§ Stated goal: Quote the data below in full, minus the images.

§ Material:
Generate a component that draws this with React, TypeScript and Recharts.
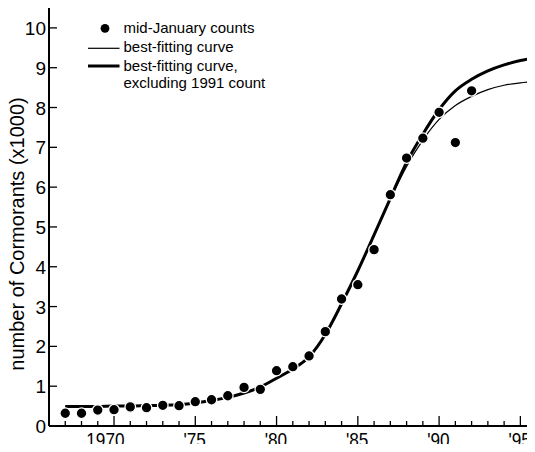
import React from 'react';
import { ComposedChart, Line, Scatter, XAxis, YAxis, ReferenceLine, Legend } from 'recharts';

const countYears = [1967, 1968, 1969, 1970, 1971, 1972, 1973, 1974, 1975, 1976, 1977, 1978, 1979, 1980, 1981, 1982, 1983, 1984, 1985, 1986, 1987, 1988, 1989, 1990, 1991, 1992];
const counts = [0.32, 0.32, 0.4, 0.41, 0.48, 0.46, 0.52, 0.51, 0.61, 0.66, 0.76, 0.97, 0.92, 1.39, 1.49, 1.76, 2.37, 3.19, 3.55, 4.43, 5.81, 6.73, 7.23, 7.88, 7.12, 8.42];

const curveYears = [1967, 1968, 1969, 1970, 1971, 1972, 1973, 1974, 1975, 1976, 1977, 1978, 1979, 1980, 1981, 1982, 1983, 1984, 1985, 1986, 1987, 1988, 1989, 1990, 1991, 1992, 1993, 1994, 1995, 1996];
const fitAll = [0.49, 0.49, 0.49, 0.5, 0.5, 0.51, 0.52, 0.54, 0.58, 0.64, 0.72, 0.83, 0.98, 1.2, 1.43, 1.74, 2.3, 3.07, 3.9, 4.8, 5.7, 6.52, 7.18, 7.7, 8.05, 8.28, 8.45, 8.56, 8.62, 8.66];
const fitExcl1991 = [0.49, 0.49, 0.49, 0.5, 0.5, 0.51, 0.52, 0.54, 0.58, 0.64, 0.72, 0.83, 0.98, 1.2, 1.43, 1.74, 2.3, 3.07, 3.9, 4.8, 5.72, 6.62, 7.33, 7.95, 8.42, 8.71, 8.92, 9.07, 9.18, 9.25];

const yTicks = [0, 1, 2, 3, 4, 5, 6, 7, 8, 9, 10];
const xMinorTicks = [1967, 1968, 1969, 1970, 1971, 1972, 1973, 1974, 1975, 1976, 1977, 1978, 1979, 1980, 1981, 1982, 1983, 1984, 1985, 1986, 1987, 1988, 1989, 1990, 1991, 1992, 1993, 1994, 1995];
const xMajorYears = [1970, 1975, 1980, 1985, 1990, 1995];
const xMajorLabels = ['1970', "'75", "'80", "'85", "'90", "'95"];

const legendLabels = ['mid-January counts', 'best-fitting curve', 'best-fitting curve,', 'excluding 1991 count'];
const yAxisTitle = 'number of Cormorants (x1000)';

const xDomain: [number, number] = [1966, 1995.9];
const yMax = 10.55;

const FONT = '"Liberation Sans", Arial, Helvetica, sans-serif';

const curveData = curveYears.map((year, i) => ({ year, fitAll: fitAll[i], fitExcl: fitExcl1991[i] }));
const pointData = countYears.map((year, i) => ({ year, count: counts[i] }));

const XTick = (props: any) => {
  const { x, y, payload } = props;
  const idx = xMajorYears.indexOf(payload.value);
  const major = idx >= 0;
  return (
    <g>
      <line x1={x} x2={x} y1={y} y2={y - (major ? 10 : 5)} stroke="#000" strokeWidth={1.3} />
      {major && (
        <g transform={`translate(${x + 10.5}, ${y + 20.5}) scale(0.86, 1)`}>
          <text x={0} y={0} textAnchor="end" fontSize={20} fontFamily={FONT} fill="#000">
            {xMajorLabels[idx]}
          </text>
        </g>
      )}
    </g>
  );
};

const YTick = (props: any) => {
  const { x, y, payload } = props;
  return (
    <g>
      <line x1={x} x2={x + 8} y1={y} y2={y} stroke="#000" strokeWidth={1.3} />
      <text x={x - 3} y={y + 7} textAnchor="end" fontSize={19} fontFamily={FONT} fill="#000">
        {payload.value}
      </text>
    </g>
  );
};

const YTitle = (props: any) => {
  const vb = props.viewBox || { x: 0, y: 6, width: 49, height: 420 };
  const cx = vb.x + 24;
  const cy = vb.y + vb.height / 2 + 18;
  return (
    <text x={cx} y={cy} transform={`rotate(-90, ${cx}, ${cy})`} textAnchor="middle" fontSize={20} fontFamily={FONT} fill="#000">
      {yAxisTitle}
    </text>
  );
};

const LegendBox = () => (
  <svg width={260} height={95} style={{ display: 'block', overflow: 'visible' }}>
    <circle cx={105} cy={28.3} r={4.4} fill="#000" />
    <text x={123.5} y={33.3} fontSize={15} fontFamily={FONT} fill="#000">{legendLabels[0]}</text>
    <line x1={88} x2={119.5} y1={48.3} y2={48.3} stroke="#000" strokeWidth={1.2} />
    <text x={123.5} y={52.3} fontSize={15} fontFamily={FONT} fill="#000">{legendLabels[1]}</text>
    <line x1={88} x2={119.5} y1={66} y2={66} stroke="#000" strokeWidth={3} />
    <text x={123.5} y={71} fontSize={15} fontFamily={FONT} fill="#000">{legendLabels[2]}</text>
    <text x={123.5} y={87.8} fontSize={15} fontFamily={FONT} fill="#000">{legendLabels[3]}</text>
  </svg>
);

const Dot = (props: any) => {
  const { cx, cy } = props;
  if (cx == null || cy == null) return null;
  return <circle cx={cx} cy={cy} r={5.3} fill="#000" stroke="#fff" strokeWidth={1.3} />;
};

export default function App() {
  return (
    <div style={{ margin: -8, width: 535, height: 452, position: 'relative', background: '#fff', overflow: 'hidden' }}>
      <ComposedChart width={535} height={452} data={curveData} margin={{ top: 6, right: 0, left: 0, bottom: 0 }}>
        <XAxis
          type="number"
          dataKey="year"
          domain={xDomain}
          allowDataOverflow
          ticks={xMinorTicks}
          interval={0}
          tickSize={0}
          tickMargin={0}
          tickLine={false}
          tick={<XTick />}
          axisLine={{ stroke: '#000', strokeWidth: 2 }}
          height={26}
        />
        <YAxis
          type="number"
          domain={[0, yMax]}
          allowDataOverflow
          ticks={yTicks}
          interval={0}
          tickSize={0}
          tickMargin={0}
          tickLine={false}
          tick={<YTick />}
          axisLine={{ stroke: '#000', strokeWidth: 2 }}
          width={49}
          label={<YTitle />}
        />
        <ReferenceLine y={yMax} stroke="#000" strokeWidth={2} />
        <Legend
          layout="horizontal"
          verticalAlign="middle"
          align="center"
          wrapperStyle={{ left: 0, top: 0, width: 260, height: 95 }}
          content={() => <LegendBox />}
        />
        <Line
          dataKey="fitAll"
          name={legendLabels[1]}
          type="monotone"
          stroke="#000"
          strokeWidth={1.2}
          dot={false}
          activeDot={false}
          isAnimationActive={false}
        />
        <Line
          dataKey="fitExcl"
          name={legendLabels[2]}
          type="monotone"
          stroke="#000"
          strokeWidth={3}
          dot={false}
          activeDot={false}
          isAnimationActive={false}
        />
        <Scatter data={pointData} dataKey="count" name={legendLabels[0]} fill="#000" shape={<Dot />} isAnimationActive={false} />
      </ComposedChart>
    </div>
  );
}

§ Solution below:
Generate a component that draws this with React, TypeScript and Recharts.
import React from 'react';
import { ComposedChart, Line, Scatter, XAxis, YAxis, ReferenceLine, Legend } from 'recharts';

const countYears = [1967, 1968, 1969, 1970, 1971, 1972, 1973, 1974, 1975, 1976, 1977, 1978, 1979, 1980, 1981, 1982, 1983, 1984, 1985, 1986, 1987, 1988, 1989, 1990, 1991, 1992];
const counts = [0.32, 0.32, 0.4, 0.41, 0.48, 0.46, 0.52, 0.51, 0.61, 0.66, 0.76, 0.97, 0.92, 1.39, 1.49, 1.76, 2.37, 3.19, 3.55, 4.43, 5.81, 6.73, 7.23, 7.88, 7.12, 8.42];

const curveYears = [1967, 1968, 1969, 1970, 1971, 1972, 1973, 1974, 1975, 1976, 1977, 1978, 1979, 1980, 1981, 1982, 1983, 1984, 1985, 1986, 1987, 1988, 1989, 1990, 1991, 1992, 1993, 1994, 1995, 1996];
const fitAll = [0.49, 0.49, 0.49, 0.5, 0.5, 0.51, 0.52, 0.54, 0.58, 0.64, 0.72, 0.83, 0.98, 1.2, 1.43, 1.74, 2.3, 3.07, 3.9, 4.8, 5.7, 6.52, 7.18, 7.7, 8.05, 8.28, 8.45, 8.56, 8.62, 8.66];
const fitExcl1991 = [0.49, 0.49, 0.49, 0.5, 0.5, 0.51, 0.52, 0.54, 0.58, 0.64, 0.72, 0.83, 0.98, 1.2, 1.43, 1.74, 2.3, 3.07, 3.9, 4.8, 5.72, 6.62, 7.33, 7.95, 8.42, 8.71, 8.92, 9.07, 9.18, 9.25];

const yTicks = [0, 1, 2, 3, 4, 5, 6, 7, 8, 9, 10];
const xMinorTicks = [1967, 1968, 1969, 1970, 1971, 1972, 1973, 1974, 1975, 1976, 1977, 1978, 1979, 1980, 1981, 1982, 1983, 1984, 1985, 1986, 1987, 1988, 1989, 1990, 1991, 1992, 1993, 1994, 1995];
const xMajorYears = [1970, 1975, 1980, 1985, 1990, 1995];
const xMajorLabels = ['1970', "'75", "'80", "'85", "'90", "'95"];

const legendLabels = ['mid-January counts', 'best-fitting curve', 'best-fitting curve,', 'excluding 1991 count'];
const yAxisTitle = 'number of Cormorants (x1000)';

const xDomain: [number, number] = [1966, 1995.9];
const yMax = 10.55;

const FONT = '"Liberation Sans", Arial, Helvetica, sans-serif';

const curveData = curveYears.map((year, i) => ({ year, fitAll: fitAll[i], fitExcl: fitExcl1991[i] }));
const pointData = countYears.map((year, i) => ({ year, count: counts[i] }));

const XTick = (props: any) => {
  const { x, y, payload } = props;
  const idx = xMajorYears.indexOf(payload.value);
  const major = idx >= 0;
  return (
    <g>
      <line x1={x} x2={x} y1={y} y2={y - (major ? 10 : 5)} stroke="#000" strokeWidth={1.3} />
      {major && (
        <g transform={`translate(${x + 10.5}, ${y + 20.5}) scale(0.86, 1)`}>
          <text x={0} y={0} textAnchor="end" fontSize={20} fontFamily={FONT} fill="#000">
            {xMajorLabels[idx]}
          </text>
        </g>
      )}
    </g>
  );
};

const YTick = (props: any) => {
  const { x, y, payload } = props;
  return (
    <g>
      <line x1={x} x2={x + 8} y1={y} y2={y} stroke="#000" strokeWidth={1.3} />
      <text x={x - 3} y={y + 7} textAnchor="end" fontSize={19} fontFamily={FONT} fill="#000">
        {payload.value}
      </text>
    </g>
  );
};

const YTitle = (props: any) => {
  const vb = props.viewBox || { x: 0, y: 6, width: 49, height: 420 };
  const cx = vb.x + 24;
  const cy = vb.y + vb.height / 2 + 18;
  return (
    <text x={cx} y={cy} transform={`rotate(-90, ${cx}, ${cy})`} textAnchor="middle" fontSize={20} fontFamily={FONT} fill="#000">
      {yAxisTitle}
    </text>
  );
};

const LegendBox = () => (
  <svg width={260} height={95} style={{ display: 'block', overflow: 'visible' }}>
    <circle cx={105} cy={28.3} r={4.4} fill="#000" />
    <text x={123.5} y={33.3} fontSize={15} fontFamily={FONT} fill="#000">{legendLabels[0]}</text>
    <line x1={88} x2={119.5} y1={48.3} y2={48.3} stroke="#000" strokeWidth={1.2} />
    <text x={123.5} y={52.3} fontSize={15} fontFamily={FONT} fill="#000">{legendLabels[1]}</text>
    <line x1={88} x2={119.5} y1={66} y2={66} stroke="#000" strokeWidth={3} />
    <text x={123.5} y={71} fontSize={15} fontFamily={FONT} fill="#000">{legendLabels[2]}</text>
    <text x={123.5} y={87.8} fontSize={15} fontFamily={FONT} fill="#000">{legendLabels[3]}</text>
  </svg>
);

const Dot = (props: any) => {
  const { cx, cy } = props;
  if (cx == null || cy == null) return null;
  return <circle cx={cx} cy={cy} r={5.3} fill="#000" stroke="#fff" strokeWidth={1.3} />;
};

export default function App() {
  return (
    <div style={{ margin: -8, width: 535, height: 452, position: 'relative', background: '#fff', overflow: 'hidden' }}>
      <ComposedChart width={535} height={452} data={curveData} margin={{ top: 6, right: 0, left: 0, bottom: 0 }}>
        <XAxis
          type="number"
          dataKey="year"
          domain={xDomain}
          allowDataOverflow
          ticks={xMinorTicks}
          interval={0}
          tickSize={0}
          tickMargin={0}
          tickLine={false}
          tick={<XTick />}
          axisLine={{ stroke: '#000', strokeWidth: 2 }}
          height={26}
        />
        <YAxis
          type="number"
          domain={[0, yMax]}
          allowDataOverflow
          ticks={yTicks}
          interval={0}
          tickSize={0}
          tickMargin={0}
          tickLine={false}
          tick={<YTick />}
          axisLine={{ stroke: '#000', strokeWidth: 2 }}
          width={49}
          label={<YTitle />}
        />
        <ReferenceLine y={yMax} stroke="#000" strokeWidth={2} />
        <Legend
          layout="horizontal"
          verticalAlign="middle"
          align="center"
          wrapperStyle={{ left: 0, top: 0, width: 260, height: 95 }}
          content={() => <LegendBox />}
        />
        <Line
          dataKey="fitAll"
          name={legendLabels[1]}
          type="monotone"
          stroke="#000"
          strokeWidth={1.2}
          dot={false}
          activeDot={false}
          isAnimationActive={false}
        />
        <Line
          dataKey="fitExcl"
          name={legendLabels[2]}
          type="monotone"
          stroke="#000"
          strokeWidth={3}
          dot={false}
          activeDot={false}
          isAnimationActive={false}
        />
        <Scatter data={pointData} dataKey="count" name={legendLabels[0]} fill="#000" shape={<Dot />} isAnimationActive={false} />
      </ComposedChart>
    </div>
  );
}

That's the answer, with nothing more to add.